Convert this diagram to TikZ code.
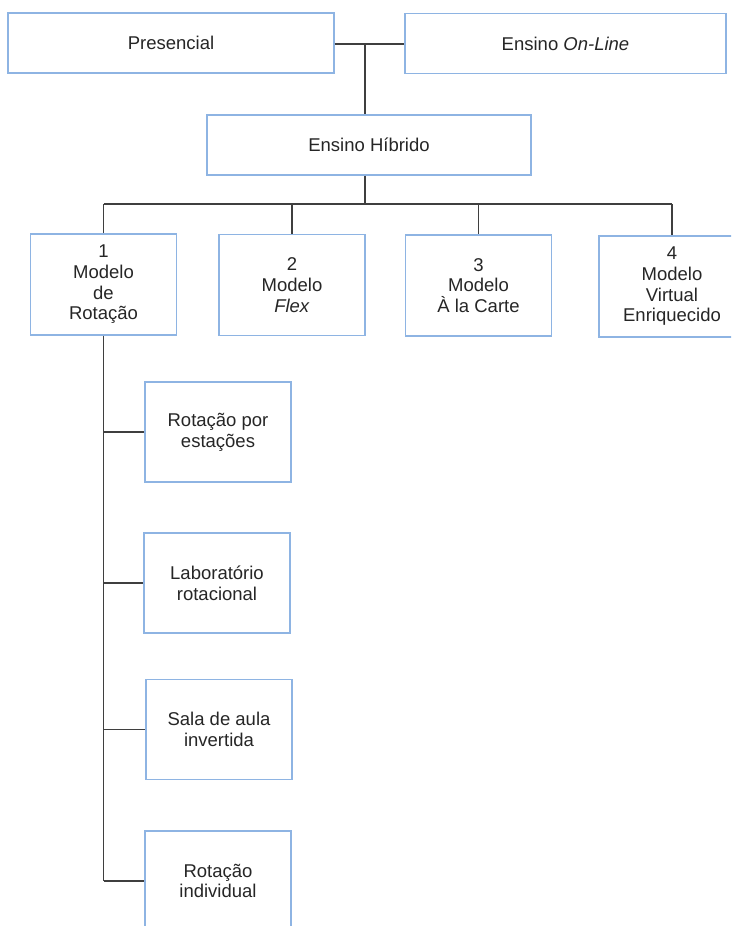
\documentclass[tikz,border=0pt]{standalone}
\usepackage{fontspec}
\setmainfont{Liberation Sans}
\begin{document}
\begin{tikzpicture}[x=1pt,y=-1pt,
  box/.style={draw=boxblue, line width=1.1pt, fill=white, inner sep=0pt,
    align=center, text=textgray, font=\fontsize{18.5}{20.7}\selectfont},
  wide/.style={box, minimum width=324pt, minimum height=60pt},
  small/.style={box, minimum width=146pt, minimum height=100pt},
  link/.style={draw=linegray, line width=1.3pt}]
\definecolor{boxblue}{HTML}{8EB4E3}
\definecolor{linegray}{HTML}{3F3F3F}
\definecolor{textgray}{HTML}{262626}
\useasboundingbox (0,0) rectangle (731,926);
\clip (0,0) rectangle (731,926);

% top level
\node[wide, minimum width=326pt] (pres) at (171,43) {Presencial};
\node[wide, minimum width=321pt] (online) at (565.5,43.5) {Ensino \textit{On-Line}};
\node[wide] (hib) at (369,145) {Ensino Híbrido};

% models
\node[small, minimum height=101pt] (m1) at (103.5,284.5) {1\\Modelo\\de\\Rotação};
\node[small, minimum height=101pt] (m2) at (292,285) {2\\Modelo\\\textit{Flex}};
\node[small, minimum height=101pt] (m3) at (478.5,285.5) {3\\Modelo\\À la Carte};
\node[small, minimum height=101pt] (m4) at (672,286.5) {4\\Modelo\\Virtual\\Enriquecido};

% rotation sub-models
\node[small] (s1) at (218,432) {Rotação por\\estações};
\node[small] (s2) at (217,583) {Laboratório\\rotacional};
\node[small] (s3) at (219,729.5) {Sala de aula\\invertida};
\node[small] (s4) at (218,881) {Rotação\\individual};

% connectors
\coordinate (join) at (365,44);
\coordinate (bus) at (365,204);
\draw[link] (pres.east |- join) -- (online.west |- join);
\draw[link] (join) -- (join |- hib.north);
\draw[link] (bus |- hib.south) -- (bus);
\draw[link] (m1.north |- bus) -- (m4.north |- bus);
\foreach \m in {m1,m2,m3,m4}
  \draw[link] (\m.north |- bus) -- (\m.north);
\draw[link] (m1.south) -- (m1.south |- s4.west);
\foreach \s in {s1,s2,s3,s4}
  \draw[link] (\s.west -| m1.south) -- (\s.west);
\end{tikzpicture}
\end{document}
#####
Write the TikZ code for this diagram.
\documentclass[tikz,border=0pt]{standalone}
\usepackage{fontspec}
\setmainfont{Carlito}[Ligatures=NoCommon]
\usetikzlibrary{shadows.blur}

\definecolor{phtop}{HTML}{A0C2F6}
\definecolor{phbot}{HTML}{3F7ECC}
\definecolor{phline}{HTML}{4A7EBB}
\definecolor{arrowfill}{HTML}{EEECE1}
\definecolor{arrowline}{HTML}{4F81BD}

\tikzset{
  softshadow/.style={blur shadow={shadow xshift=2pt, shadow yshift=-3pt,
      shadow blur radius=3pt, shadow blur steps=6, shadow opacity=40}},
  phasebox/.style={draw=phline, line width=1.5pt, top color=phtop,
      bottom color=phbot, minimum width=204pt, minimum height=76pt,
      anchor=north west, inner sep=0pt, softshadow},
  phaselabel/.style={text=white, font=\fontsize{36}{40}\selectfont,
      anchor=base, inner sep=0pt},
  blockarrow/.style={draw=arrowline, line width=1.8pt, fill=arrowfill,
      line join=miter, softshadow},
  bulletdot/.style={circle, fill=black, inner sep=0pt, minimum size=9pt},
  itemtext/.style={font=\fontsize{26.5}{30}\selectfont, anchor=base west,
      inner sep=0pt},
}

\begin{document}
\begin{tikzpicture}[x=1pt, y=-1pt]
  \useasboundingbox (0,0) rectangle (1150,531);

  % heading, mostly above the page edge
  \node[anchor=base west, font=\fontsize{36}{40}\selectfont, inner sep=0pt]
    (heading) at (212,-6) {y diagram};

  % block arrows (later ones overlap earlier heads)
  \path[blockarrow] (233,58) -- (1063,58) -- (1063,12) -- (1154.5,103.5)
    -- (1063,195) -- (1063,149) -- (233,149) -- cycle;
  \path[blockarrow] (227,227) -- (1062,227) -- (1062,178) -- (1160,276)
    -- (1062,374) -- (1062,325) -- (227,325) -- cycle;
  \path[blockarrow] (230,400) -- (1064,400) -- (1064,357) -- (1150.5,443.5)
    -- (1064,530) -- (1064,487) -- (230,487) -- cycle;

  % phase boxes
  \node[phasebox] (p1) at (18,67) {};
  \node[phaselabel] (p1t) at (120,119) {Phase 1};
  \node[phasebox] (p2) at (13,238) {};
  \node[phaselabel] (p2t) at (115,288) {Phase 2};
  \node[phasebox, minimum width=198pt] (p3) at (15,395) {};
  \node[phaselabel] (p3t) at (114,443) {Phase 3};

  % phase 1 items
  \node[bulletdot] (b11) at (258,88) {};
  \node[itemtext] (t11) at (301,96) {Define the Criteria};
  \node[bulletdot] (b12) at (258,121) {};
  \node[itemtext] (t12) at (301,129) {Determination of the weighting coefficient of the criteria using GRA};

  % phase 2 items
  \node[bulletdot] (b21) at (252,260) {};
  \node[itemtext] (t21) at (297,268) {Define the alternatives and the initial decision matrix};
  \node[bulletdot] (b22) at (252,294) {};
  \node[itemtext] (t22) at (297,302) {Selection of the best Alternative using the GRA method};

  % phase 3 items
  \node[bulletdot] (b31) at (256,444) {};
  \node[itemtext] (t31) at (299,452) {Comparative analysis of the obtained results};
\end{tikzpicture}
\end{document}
#####
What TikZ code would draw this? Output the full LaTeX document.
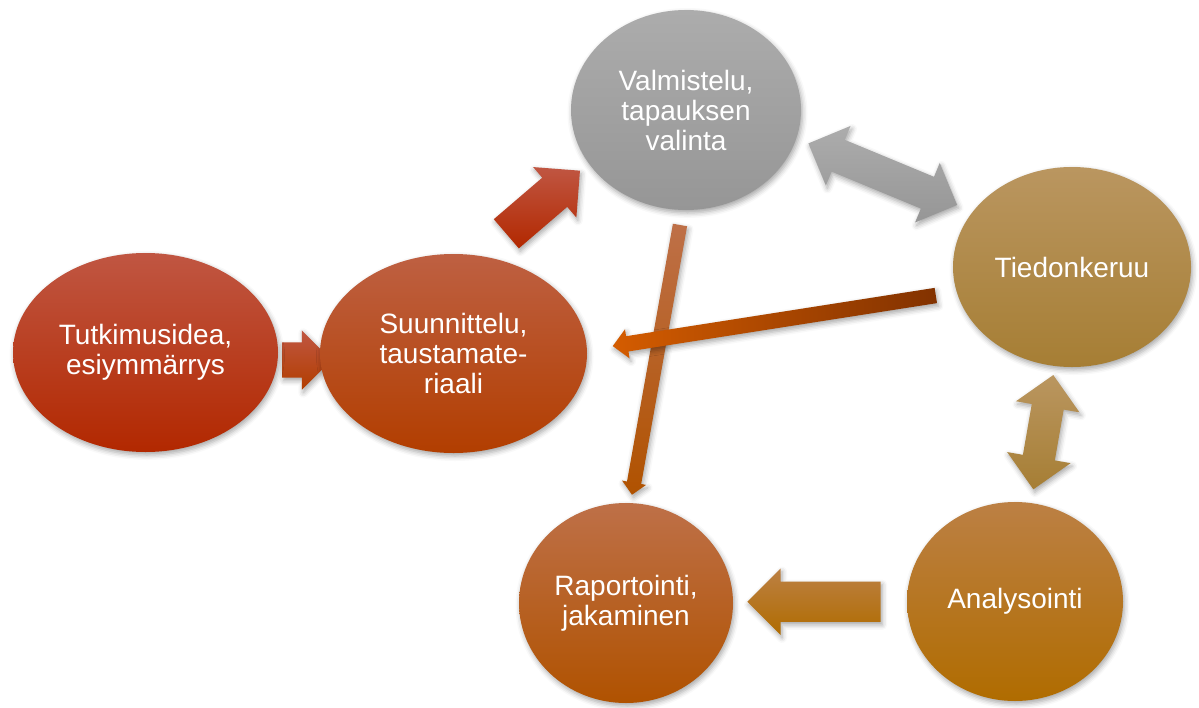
#####
[Problem details] Give again, exactly as written above, every line from the one holding "Convert this diagram to TikZ code." to the one holding "(s4) at (218,881)", with both ends kept and the pictures left out.

[Result of the task]
Convert this diagram to TikZ code.
\documentclass[tikz,border=0pt]{standalone}
\usepackage{fontspec}
\setmainfont{Liberation Sans}
\begin{document}
\begin{tikzpicture}[x=1pt,y=-1pt,
  box/.style={draw=boxblue, line width=1.1pt, fill=white, inner sep=0pt,
    align=center, text=textgray, font=\fontsize{18.5}{20.7}\selectfont},
  wide/.style={box, minimum width=324pt, minimum height=60pt},
  small/.style={box, minimum width=146pt, minimum height=100pt},
  link/.style={draw=linegray, line width=1.3pt}]
\definecolor{boxblue}{HTML}{8EB4E3}
\definecolor{linegray}{HTML}{3F3F3F}
\definecolor{textgray}{HTML}{262626}
\useasboundingbox (0,0) rectangle (731,926);
\clip (0,0) rectangle (731,926);

% top level
\node[wide, minimum width=326pt] (pres) at (171,43) {Presencial};
\node[wide, minimum width=321pt] (online) at (565.5,43.5) {Ensino \textit{On-Line}};
\node[wide] (hib) at (369,145) {Ensino Híbrido};

% models
\node[small, minimum height=101pt] (m1) at (103.5,284.5) {1\\Modelo\\de\\Rotação};
\node[small, minimum height=101pt] (m2) at (292,285) {2\\Modelo\\\textit{Flex}};
\node[small, minimum height=101pt] (m3) at (478.5,285.5) {3\\Modelo\\À la Carte};
\node[small, minimum height=101pt] (m4) at (672,286.5) {4\\Modelo\\Virtual\\Enriquecido};

% rotation sub-models
\node[small] (s1) at (218,432) {Rotação por\\estações};
\node[small] (s2) at (217,583) {Laboratório\\rotacional};
\node[small] (s3) at (219,729.5) {Sala de aula\\invertida};
\node[small] (s4) at (218,881) {Rotação\\individual};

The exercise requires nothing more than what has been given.